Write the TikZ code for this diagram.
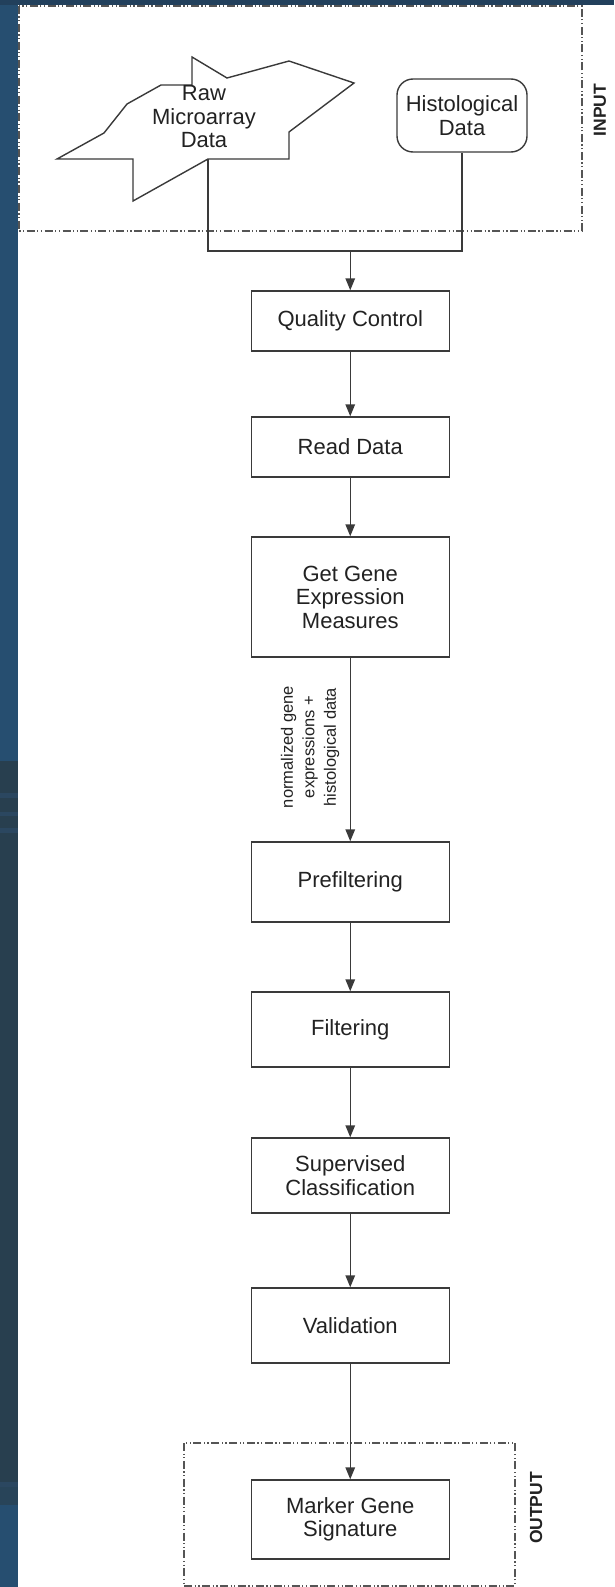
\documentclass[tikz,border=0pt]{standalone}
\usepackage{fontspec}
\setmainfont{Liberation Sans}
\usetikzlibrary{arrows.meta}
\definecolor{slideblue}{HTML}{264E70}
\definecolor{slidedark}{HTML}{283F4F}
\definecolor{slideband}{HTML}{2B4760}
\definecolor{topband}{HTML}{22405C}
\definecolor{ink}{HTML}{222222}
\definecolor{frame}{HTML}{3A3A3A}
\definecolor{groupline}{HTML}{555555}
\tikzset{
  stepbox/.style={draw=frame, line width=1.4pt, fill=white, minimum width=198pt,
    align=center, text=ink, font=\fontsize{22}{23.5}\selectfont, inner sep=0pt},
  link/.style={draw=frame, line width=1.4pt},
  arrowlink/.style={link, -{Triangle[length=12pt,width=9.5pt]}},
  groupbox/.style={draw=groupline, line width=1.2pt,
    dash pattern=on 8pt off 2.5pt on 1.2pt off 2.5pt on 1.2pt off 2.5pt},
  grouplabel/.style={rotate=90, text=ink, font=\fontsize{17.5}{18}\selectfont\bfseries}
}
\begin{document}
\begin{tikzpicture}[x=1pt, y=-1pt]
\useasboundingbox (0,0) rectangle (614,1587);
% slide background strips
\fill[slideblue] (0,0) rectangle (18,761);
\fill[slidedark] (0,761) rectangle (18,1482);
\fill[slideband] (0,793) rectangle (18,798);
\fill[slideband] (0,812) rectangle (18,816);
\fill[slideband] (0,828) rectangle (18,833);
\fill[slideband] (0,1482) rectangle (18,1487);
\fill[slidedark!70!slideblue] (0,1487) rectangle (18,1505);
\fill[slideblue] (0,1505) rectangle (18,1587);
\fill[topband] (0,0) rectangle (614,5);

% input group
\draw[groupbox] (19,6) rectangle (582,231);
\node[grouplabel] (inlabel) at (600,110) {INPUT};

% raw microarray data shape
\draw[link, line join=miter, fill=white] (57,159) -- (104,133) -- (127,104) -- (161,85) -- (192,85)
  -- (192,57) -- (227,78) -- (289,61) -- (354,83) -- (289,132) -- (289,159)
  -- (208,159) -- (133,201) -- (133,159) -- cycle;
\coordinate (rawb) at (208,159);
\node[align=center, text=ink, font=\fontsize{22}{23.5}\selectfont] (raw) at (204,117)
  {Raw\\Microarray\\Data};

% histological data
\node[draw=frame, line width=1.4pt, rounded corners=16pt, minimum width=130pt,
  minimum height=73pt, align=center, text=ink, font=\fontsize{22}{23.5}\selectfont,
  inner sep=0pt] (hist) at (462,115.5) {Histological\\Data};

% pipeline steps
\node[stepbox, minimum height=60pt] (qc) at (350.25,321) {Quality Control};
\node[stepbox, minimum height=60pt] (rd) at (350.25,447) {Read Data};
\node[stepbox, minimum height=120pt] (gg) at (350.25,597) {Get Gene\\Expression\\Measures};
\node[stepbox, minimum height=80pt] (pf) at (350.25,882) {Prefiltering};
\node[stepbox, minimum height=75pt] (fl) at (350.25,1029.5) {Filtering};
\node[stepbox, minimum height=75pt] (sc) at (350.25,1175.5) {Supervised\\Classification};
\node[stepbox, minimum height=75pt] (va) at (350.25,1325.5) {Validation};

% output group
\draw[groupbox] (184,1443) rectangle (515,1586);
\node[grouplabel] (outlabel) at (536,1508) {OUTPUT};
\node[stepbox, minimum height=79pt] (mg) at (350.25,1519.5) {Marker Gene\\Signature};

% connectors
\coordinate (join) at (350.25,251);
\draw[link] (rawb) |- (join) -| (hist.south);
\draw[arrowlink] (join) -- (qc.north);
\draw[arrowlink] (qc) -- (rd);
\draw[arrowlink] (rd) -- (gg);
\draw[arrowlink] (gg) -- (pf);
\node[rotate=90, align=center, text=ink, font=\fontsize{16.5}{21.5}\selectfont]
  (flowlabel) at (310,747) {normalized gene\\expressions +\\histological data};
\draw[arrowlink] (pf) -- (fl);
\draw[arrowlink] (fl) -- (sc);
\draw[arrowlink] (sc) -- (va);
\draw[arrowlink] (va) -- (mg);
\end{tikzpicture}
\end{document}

* Challenge
Copy out each line exactly, without the pictures.

* Response
Write the TikZ code for this diagram.
\documentclass[tikz,border=0pt]{standalone}
\usepackage{fontspec}
\setmainfont{Liberation Sans}
\usetikzlibrary{arrows.meta}
\definecolor{slideblue}{HTML}{264E70}
\definecolor{slidedark}{HTML}{283F4F}
\definecolor{slideband}{HTML}{2B4760}
\definecolor{topband}{HTML}{22405C}
\definecolor{ink}{HTML}{222222}
\definecolor{frame}{HTML}{3A3A3A}
\definecolor{groupline}{HTML}{555555}
\tikzset{
  stepbox/.style={draw=frame, line width=1.4pt, fill=white, minimum width=198pt,
    align=center, text=ink, font=\fontsize{22}{23.5}\selectfont, inner sep=0pt},
  link/.style={draw=frame, line width=1.4pt},
  arrowlink/.style={link, -{Triangle[length=12pt,width=9.5pt]}},
  groupbox/.style={draw=groupline, line width=1.2pt,
    dash pattern=on 8pt off 2.5pt on 1.2pt off 2.5pt on 1.2pt off 2.5pt},
  grouplabel/.style={rotate=90, text=ink, font=\fontsize{17.5}{18}\selectfont\bfseries}
}
\begin{document}
\begin{tikzpicture}[x=1pt, y=-1pt]
\useasboundingbox (0,0) rectangle (614,1587);
% slide background strips
\fill[slideblue] (0,0) rectangle (18,761);
\fill[slidedark] (0,761) rectangle (18,1482);
\fill[slideband] (0,793) rectangle (18,798);
\fill[slideband] (0,812) rectangle (18,816);
\fill[slideband] (0,828) rectangle (18,833);
\fill[slideband] (0,1482) rectangle (18,1487);
\fill[slidedark!70!slideblue] (0,1487) rectangle (18,1505);
\fill[slideblue] (0,1505) rectangle (18,1587);
\fill[topband] (0,0) rectangle (614,5);

% input group
\draw[groupbox] (19,6) rectangle (582,231);
\node[grouplabel] (inlabel) at (600,110) {INPUT};

% raw microarray data shape
\draw[link, line join=miter, fill=white] (57,159) -- (104,133) -- (127,104) -- (161,85) -- (192,85)
  -- (192,57) -- (227,78) -- (289,61) -- (354,83) -- (289,132) -- (289,159)
  -- (208,159) -- (133,201) -- (133,159) -- cycle;
\coordinate (rawb) at (208,159);
\node[align=center, text=ink, font=\fontsize{22}{23.5}\selectfont] (raw) at (204,117)
  {Raw\\Microarray\\Data};

% histological data
\node[draw=frame, line width=1.4pt, rounded corners=16pt, minimum width=130pt,
  minimum height=73pt, align=center, text=ink, font=\fontsize{22}{23.5}\selectfont,
  inner sep=0pt] (hist) at (462,115.5) {Histological\\Data};

% pipeline steps
\node[stepbox, minimum height=60pt] (qc) at (350.25,321) {Quality Control};
\node[stepbox, minimum height=60pt] (rd) at (350.25,447) {Read Data};
\node[stepbox, minimum height=120pt] (gg) at (350.25,597) {Get Gene\\Expression\\Measures};
\node[stepbox, minimum height=80pt] (pf) at (350.25,882) {Prefiltering};
\node[stepbox, minimum height=75pt] (fl) at (350.25,1029.5) {Filtering};
\node[stepbox, minimum height=75pt] (sc) at (350.25,1175.5) {Supervised\\Classification};
\node[stepbox, minimum height=75pt] (va) at (350.25,1325.5) {Validation};

% output group
\draw[groupbox] (184,1443) rectangle (515,1586);
\node[grouplabel] (outlabel) at (536,1508) {OUTPUT};
\node[stepbox, minimum height=79pt] (mg) at (350.25,1519.5) {Marker Gene\\Signature};

% connectors
\coordinate (join) at (350.25,251);
\draw[link] (rawb) |- (join) -| (hist.south);
\draw[arrowlink] (join) -- (qc.north);
\draw[arrowlink] (qc) -- (rd);
\draw[arrowlink] (rd) -- (gg);
\draw[arrowlink] (gg) -- (pf);
\node[rotate=90, align=center, text=ink, font=\fontsize{16.5}{21.5}\selectfont]
  (flowlabel) at (310,747) {normalized gene\\expressions +\\histological data};
\draw[arrowlink] (pf) -- (fl);
\draw[arrowlink] (fl) -- (sc);
\draw[arrowlink] (sc) -- (va);
\draw[arrowlink] (va) -- (mg);
\end{tikzpicture}
\end{document}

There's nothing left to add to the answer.